§ Exercise requirements:
Print all of the lines exactly. Any picture among them stays out.

§ Dataset excerpt:

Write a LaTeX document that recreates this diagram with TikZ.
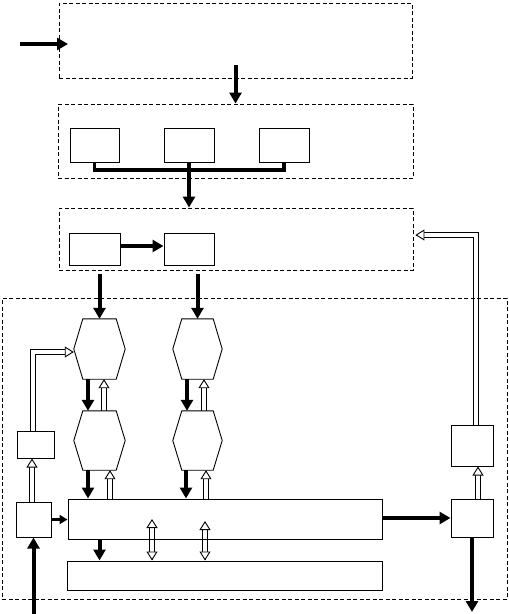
\documentclass[tikz,border=0pt]{standalone}
\usetikzlibrary{arrows.meta,calc,backgrounds}
\newcommand\harr[2]{\draw[hshaft] (#1) -- (#2); \draw[hhead] ($(#2)!1pt!(#1)$) -- (#2);}
\newcommand\hdarr[2]{\draw[hshaft, shorten <=8.5pt] (#1) -- (#2); \draw[hhead] ($(#2)!1pt!(#1)$) -- (#2); \draw[hhead] ($(#1)!1pt!(#2)$) -- (#1);}
\newcommand\hexdraw[1]{\draw[line width=0.9pt, line join=miter] ([xshift=9pt]#1.north west) -- ([xshift=-9pt]#1.north east) -- (#1.east) -- ([xshift=-9pt]#1.south east) -- ([xshift=9pt]#1.south west) -- (#1.west) -- cycle;}
\begin{document}
\begin{tikzpicture}[x=1pt,y=-1pt,
  dbox/.style={draw, line width=0.9pt, dash pattern=on 4pt off 2.5pt, inner sep=0pt},
  sbox/.style={draw, line width=1pt, inner sep=0pt},
  hexa/.style={inner sep=0pt, minimum height=60pt},
  blk/.style={line width=4pt, -{Triangle[length=11pt,width=12pt]}},
  blkthin/.style={line width=3pt, -{Triangle[length=8pt,width=9pt]}},
  bus/.style={line width=3.5pt, line join=miter},
  hshaft/.style={draw, line width=0.9pt, double=white, double distance=4pt, shorten >=8.5pt},
  hhead/.style={line width=0.9pt, -{Triangle[length=9pt,width=11pt,fill=white]}}]
\useasboundingbox (0,0) rectangle (509,614);
% dashed groups
\node[dbox, minimum width=353pt, minimum height=75pt] (b1) at (235.5,40.5) {};
\node[dbox, minimum width=355pt, minimum height=74pt] (b2) at (235.5,141) {};
\node[dbox, minimum width=354pt, minimum height=62pt] (b3) at (236,239) {};
\node[dbox, minimum width=505pt, minimum height=301pt] (b4) at (254.5,448.5) {};
% boxes in group 2
\node[sbox, minimum width=49pt, minimum height=34pt] (a) at (94.5,145) {};
\node[sbox, minimum width=50pt, minimum height=34pt] (b) at (189,145) {};
\node[sbox, minimum width=50pt, minimum height=34pt] (c) at (284,145) {};
% boxes in group 3
\node[sbox, minimum width=51pt, minimum height=32pt] (d) at (94.5,249) {};
\node[sbox, minimum width=50pt, minimum height=32pt] (e) at (189,249) {};
% hexagons
\node[hexa, minimum width=51pt] (hex1) at (99.5,349) {};
\node[hexa, minimum width=49pt] (hex2) at (197.5,349) {};
\node[hexa, minimum width=51pt, minimum height=59pt] (hex3) at (99.5,440.5) {};
\node[hexa, minimum width=49pt, minimum height=59pt] (hex4) at (197.5,440.5) {};
\hexdraw{hex1}\hexdraw{hex2}\hexdraw{hex3}\hexdraw{hex4}
% lower boxes
\node[sbox, minimum width=314pt, minimum height=40pt] (main) at (225,519) {};
\node[sbox, minimum width=315pt, minimum height=29pt] (st) at (224.5,575.5) {};
\node[sbox, minimum width=35pt, minimum height=35pt] (h) at (33.5,519.5) {};
\node[sbox, minimum width=37pt, minimum height=27pt] (g) at (35.5,444.5) {};
\node[sbox, minimum width=42pt, minimum height=38pt] (i) at (472,518) {};
\node[sbox, minimum width=42pt, minimum height=41pt] (f) at (472,445.5) {};
% free ends and offsets
\coordinate (inp) at (20,44);
\coordinate (inq) at (68,44);
\coordinate (b1s) at ([yshift=13pt]b1.south);
\coordinate (busc) at (189,170);
\coordinate (ds) at ([yshift=-8pt]d.south);
\coordinate (es) at ([yshift=-8pt]e.south);
\coordinate (de) at ([yshift=3pt]d.east);
\coordinate (h1b) at ([xshift=-11.5pt]hex1.south);
\coordinate (h3t) at ([xshift=-11.5pt]hex3.north);
\coordinate (h3tu) at ([xshift=4.5pt]hex3.north);
\coordinate (h1bu) at ([xshift=4.5pt]hex1.south);
\coordinate (h2b) at ([xshift=-10.5pt]hex2.south);
\coordinate (h4t) at ([xshift=-10.5pt]hex4.north);
\coordinate (h4tu) at ([xshift=6.5pt]hex4.north);
\coordinate (h2bu) at ([xshift=6.5pt]hex2.south);
\coordinate (h3b) at ([xshift=-11.5pt]hex3.south);
\coordinate (h3bu) at ([xshift=10.5pt]hex3.south);
\coordinate (m3bu) at (h3bu |- main.north);
\coordinate (h4b) at ([xshift=-11.5pt]hex4.south);
\coordinate (h4bu) at ([xshift=8.5pt]hex4.south);
\coordinate (m4bu) at (h4bu |- main.north);
\coordinate (gtop) at ([xshift=-2.5pt]g.north);
\coordinate (htop) at ([xshift=-1.5pt]h.north);
\coordinate (gbot) at (htop |- g.south);
\coordinate (hin) at (33.5,614);
\coordinate (dd1) at ([xshift=-73pt]main.center);
\coordinate (dd1b) at (dd1 |- st.north);
\coordinate (dd2) at ([xshift=-20pt,yshift=-2pt]main.center);
\coordinate (dd2b) at (dd2 |- st.north);
\coordinate (itop) at ([xshift=6pt]i.north);
\coordinate (fbot) at (itop |- f.south);
\coordinate (ftop) at ([xshift=4pt]f.north);
\coordinate (fb) at ([xshift=2pt,yshift=4pt]b3.east);
\coordinate (out) at (472,612);
\begin{scope}[on background layer]
\draw[blk] (inp) -- (inq);
\draw[blk] (b1s) -- (b1s |- b2.north);
\draw[bus] (a.south) |- (busc) -| (c.south);
\draw[blk] (b.south) -- (b.south |- b3.north);
\draw[blk] (de) -- (de -| e.west);
\draw[blk] (ds -| hex1.north) -- (hex1.north);
\draw[blk] (es -| hex2.north) -- (hex2.north);
\draw[blk] (h1b) -- (h3t);
\harr{h3tu}{h1bu}
\draw[blk] (h2b) -- (h4t);
\harr{h4tu}{h2bu}
\draw[blk] (h3b) -- (h3b |- main.north);
\harr{m3bu}{h3bu}
\draw[blk] (h4b) -- (h4b |- main.north);
\harr{m4bu}{h4bu}
\draw[hshaft] (gtop) |- ([yshift=-3pt]hex1.west);
\draw[hhead] ($([yshift=-3pt]hex1.west)+(-1,0)$) -- ([yshift=-3pt]hex1.west);
\harr{htop}{gbot}
\draw[blk] (hin) -- (h.south);
\draw[blkthin] (h.east) -- (h.east -| main.west);
\draw[blk] (main.south -| hex1.south) -- (st.north -| hex1.south);
\hdarr{dd1}{dd1b}
\hdarr{dd2}{dd2b}
\draw[blk] (main.east |- i.west) -- (i.west);
\harr{itop}{fbot}
\draw[hshaft] (ftop) |- (fb);
\draw[hhead] ($(fb)+(1,0)$) -- (fb);
\draw[blk] (i.south) -- (out);
\end{scope}
\end{tikzpicture}
\end{document}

§ Result:
Write a LaTeX document that recreates this diagram with TikZ.
\documentclass[tikz,border=0pt]{standalone}
\usetikzlibrary{arrows.meta,calc,backgrounds}
\newcommand\harr[2]{\draw[hshaft] (#1) -- (#2); \draw[hhead] ($(#2)!1pt!(#1)$) -- (#2);}
\newcommand\hdarr[2]{\draw[hshaft, shorten <=8.5pt] (#1) -- (#2); \draw[hhead] ($(#2)!1pt!(#1)$) -- (#2); \draw[hhead] ($(#1)!1pt!(#2)$) -- (#1);}
\newcommand\hexdraw[1]{\draw[line width=0.9pt, line join=miter] ([xshift=9pt]#1.north west) -- ([xshift=-9pt]#1.north east) -- (#1.east) -- ([xshift=-9pt]#1.south east) -- ([xshift=9pt]#1.south west) -- (#1.west) -- cycle;}
\begin{document}
\begin{tikzpicture}[x=1pt,y=-1pt,
  dbox/.style={draw, line width=0.9pt, dash pattern=on 4pt off 2.5pt, inner sep=0pt},
  sbox/.style={draw, line width=1pt, inner sep=0pt},
  hexa/.style={inner sep=0pt, minimum height=60pt},
  blk/.style={line width=4pt, -{Triangle[length=11pt,width=12pt]}},
  blkthin/.style={line width=3pt, -{Triangle[length=8pt,width=9pt]}},
  bus/.style={line width=3.5pt, line join=miter},
  hshaft/.style={draw, line width=0.9pt, double=white, double distance=4pt, shorten >=8.5pt},
  hhead/.style={line width=0.9pt, -{Triangle[length=9pt,width=11pt,fill=white]}}]
\useasboundingbox (0,0) rectangle (509,614);
% dashed groups
\node[dbox, minimum width=353pt, minimum height=75pt] (b1) at (235.5,40.5) {};
\node[dbox, minimum width=355pt, minimum height=74pt] (b2) at (235.5,141) {};
\node[dbox, minimum width=354pt, minimum height=62pt] (b3) at (236,239) {};
\node[dbox, minimum width=505pt, minimum height=301pt] (b4) at (254.5,448.5) {};
% boxes in group 2
\node[sbox, minimum width=49pt, minimum height=34pt] (a) at (94.5,145) {};
\node[sbox, minimum width=50pt, minimum height=34pt] (b) at (189,145) {};
\node[sbox, minimum width=50pt, minimum height=34pt] (c) at (284,145) {};
% boxes in group 3
\node[sbox, minimum width=51pt, minimum height=32pt] (d) at (94.5,249) {};
\node[sbox, minimum width=50pt, minimum height=32pt] (e) at (189,249) {};
% hexagons
\node[hexa, minimum width=51pt] (hex1) at (99.5,349) {};
\node[hexa, minimum width=49pt] (hex2) at (197.5,349) {};
\node[hexa, minimum width=51pt, minimum height=59pt] (hex3) at (99.5,440.5) {};
\node[hexa, minimum width=49pt, minimum height=59pt] (hex4) at (197.5,440.5) {};
\hexdraw{hex1}\hexdraw{hex2}\hexdraw{hex3}\hexdraw{hex4}
% lower boxes
\node[sbox, minimum width=314pt, minimum height=40pt] (main) at (225,519) {};
\node[sbox, minimum width=315pt, minimum height=29pt] (st) at (224.5,575.5) {};
\node[sbox, minimum width=35pt, minimum height=35pt] (h) at (33.5,519.5) {};
\node[sbox, minimum width=37pt, minimum height=27pt] (g) at (35.5,444.5) {};
\node[sbox, minimum width=42pt, minimum height=38pt] (i) at (472,518) {};
\node[sbox, minimum width=42pt, minimum height=41pt] (f) at (472,445.5) {};
% free ends and offsets
\coordinate (inp) at (20,44);
\coordinate (inq) at (68,44);
\coordinate (b1s) at ([yshift=13pt]b1.south);
\coordinate (busc) at (189,170);
\coordinate (ds) at ([yshift=-8pt]d.south);
\coordinate (es) at ([yshift=-8pt]e.south);
\coordinate (de) at ([yshift=3pt]d.east);
\coordinate (h1b) at ([xshift=-11.5pt]hex1.south);
\coordinate (h3t) at ([xshift=-11.5pt]hex3.north);
\coordinate (h3tu) at ([xshift=4.5pt]hex3.north);
\coordinate (h1bu) at ([xshift=4.5pt]hex1.south);
\coordinate (h2b) at ([xshift=-10.5pt]hex2.south);
\coordinate (h4t) at ([xshift=-10.5pt]hex4.north);
\coordinate (h4tu) at ([xshift=6.5pt]hex4.north);
\coordinate (h2bu) at ([xshift=6.5pt]hex2.south);
\coordinate (h3b) at ([xshift=-11.5pt]hex3.south);
\coordinate (h3bu) at ([xshift=10.5pt]hex3.south);
\coordinate (m3bu) at (h3bu |- main.north);
\coordinate (h4b) at ([xshift=-11.5pt]hex4.south);
\coordinate (h4bu) at ([xshift=8.5pt]hex4.south);
\coordinate (m4bu) at (h4bu |- main.north);
\coordinate (gtop) at ([xshift=-2.5pt]g.north);
\coordinate (htop) at ([xshift=-1.5pt]h.north);
\coordinate (gbot) at (htop |- g.south);
\coordinate (hin) at (33.5,614);
\coordinate (dd1) at ([xshift=-73pt]main.center);
\coordinate (dd1b) at (dd1 |- st.north);
\coordinate (dd2) at ([xshift=-20pt,yshift=-2pt]main.center);
\coordinate (dd2b) at (dd2 |- st.north);
\coordinate (itop) at ([xshift=6pt]i.north);
\coordinate (fbot) at (itop |- f.south);
\coordinate (ftop) at ([xshift=4pt]f.north);
\coordinate (fb) at ([xshift=2pt,yshift=4pt]b3.east);
\coordinate (out) at (472,612);
\begin{scope}[on background layer]
\draw[blk] (inp) -- (inq);
\draw[blk] (b1s) -- (b1s |- b2.north);
\draw[bus] (a.south) |- (busc) -| (c.south);
\draw[blk] (b.south) -- (b.south |- b3.north);
\draw[blk] (de) -- (de -| e.west);
\draw[blk] (ds -| hex1.north) -- (hex1.north);
\draw[blk] (es -| hex2.north) -- (hex2.north);
\draw[blk] (h1b) -- (h3t);
\harr{h3tu}{h1bu}
\draw[blk] (h2b) -- (h4t);
\harr{h4tu}{h2bu}
\draw[blk] (h3b) -- (h3b |- main.north);
\harr{m3bu}{h3bu}
\draw[blk] (h4b) -- (h4b |- main.north);
\harr{m4bu}{h4bu}
\draw[hshaft] (gtop) |- ([yshift=-3pt]hex1.west);
\draw[hhead] ($([yshift=-3pt]hex1.west)+(-1,0)$) -- ([yshift=-3pt]hex1.west);
\harr{htop}{gbot}
\draw[blk] (hin) -- (h.south);
\draw[blkthin] (h.east) -- (h.east -| main.west);
\draw[blk] (main.south -| hex1.south) -- (st.north -| hex1.south);
\hdarr{dd1}{dd1b}
\hdarr{dd2}{dd2b}
\draw[blk] (main.east |- i.west) -- (i.west);
\harr{itop}{fbot}
\draw[hshaft] (ftop) |- (fb);
\draw[hhead] ($(fb)+(1,0)$) -- (fb);
\draw[blk] (i.south) -- (out);
\end{scope}
\end{tikzpicture}
\end{document}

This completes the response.